Emperor Darth Misha I has an intriguing rant about the state of World Hunger over at the Anti-Idiotarian Emipre. For those who need soemthing to make them click the link here you go :
...one of which, at least if you're a Barking Moonbat writing shoddy copy for a "newspaper", is to dig out stories about how we should all feel bad while carving the turkey or whatnot for all of the poooooor people in the world. After all, it's our fault and our fault alone that they're starving.

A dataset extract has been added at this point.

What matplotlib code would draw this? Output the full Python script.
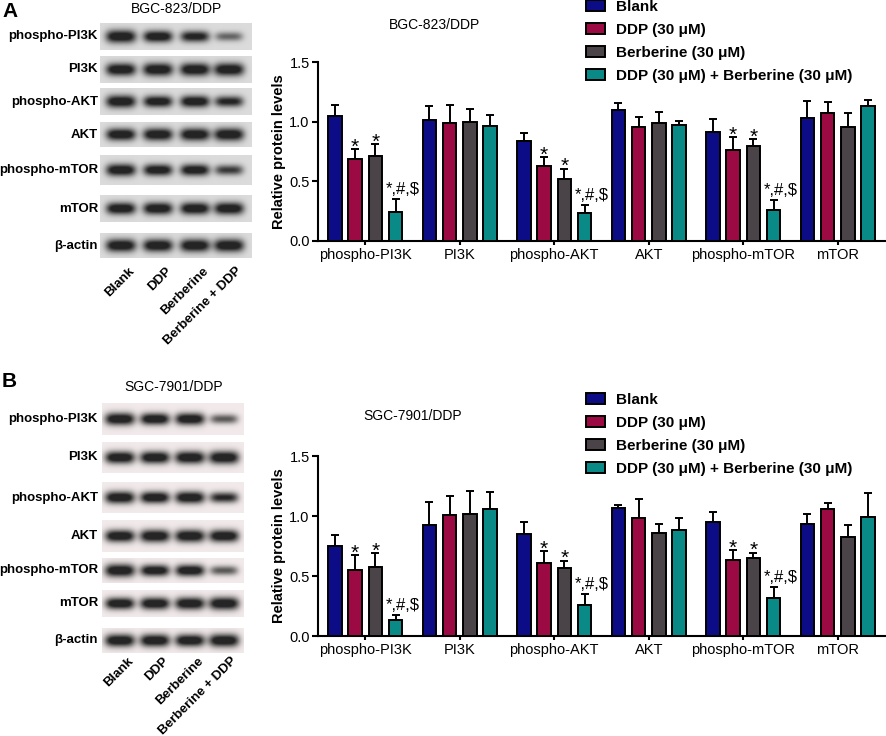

If only we'd FedEx aforementioned turkey to them, all the trouble in the world would be gone.
More likely, the sudden arrival of some 20 odd million rancid turkeys would be classified as "biological warfare" by the Useless Nitwits, but then we'd only have more to feel bad about.
But we digress... LC Stavka was kind enough to point us towards one of the annual tear jerkers, the which we read while drinking vodka and shoveling Beluga caviar down the old hole.

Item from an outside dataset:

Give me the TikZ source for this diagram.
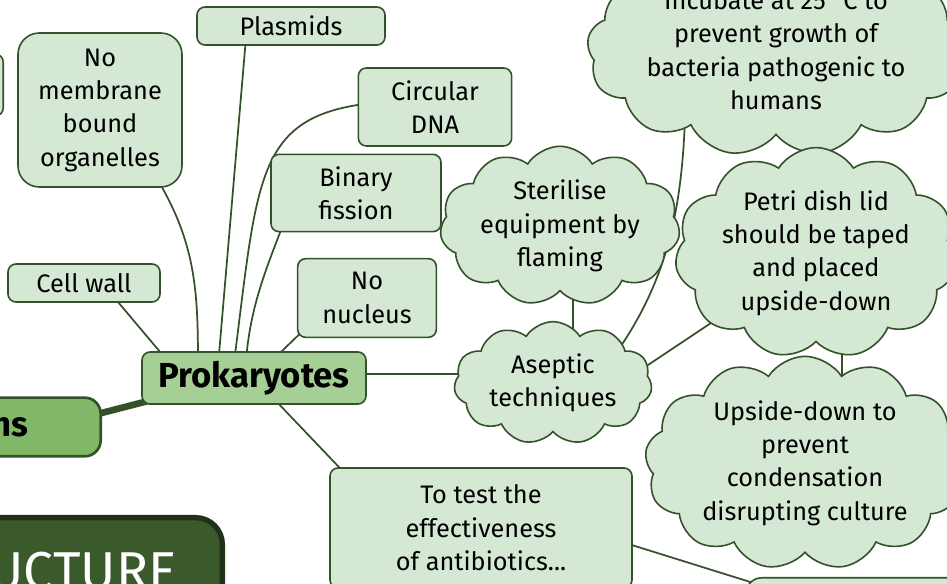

Food for thought this Christmas
12/10/2004 10:01
The number of starving in the world has increased by nearly 20 million since the mid 1990s.
Imagine our surprise.
Of course, the article fails to mention that, in the very same period, the population of the planet has gone up by about 800 million, most of whom weren't born in affluent countries.
Now, it may be surprising to some that 2.5% of these would happen to be less than adequately fed, but outside of Special Ed classes it should come as no big revelation.
There is an old saying that goes: "If you and your missus can barely scrape by on what you've got, having 16 kids ain't exactly a brilliant idea."
There's even a corollary going something like this: "If you choose to ignore this advice, TOUGH FUCKING SHIT!"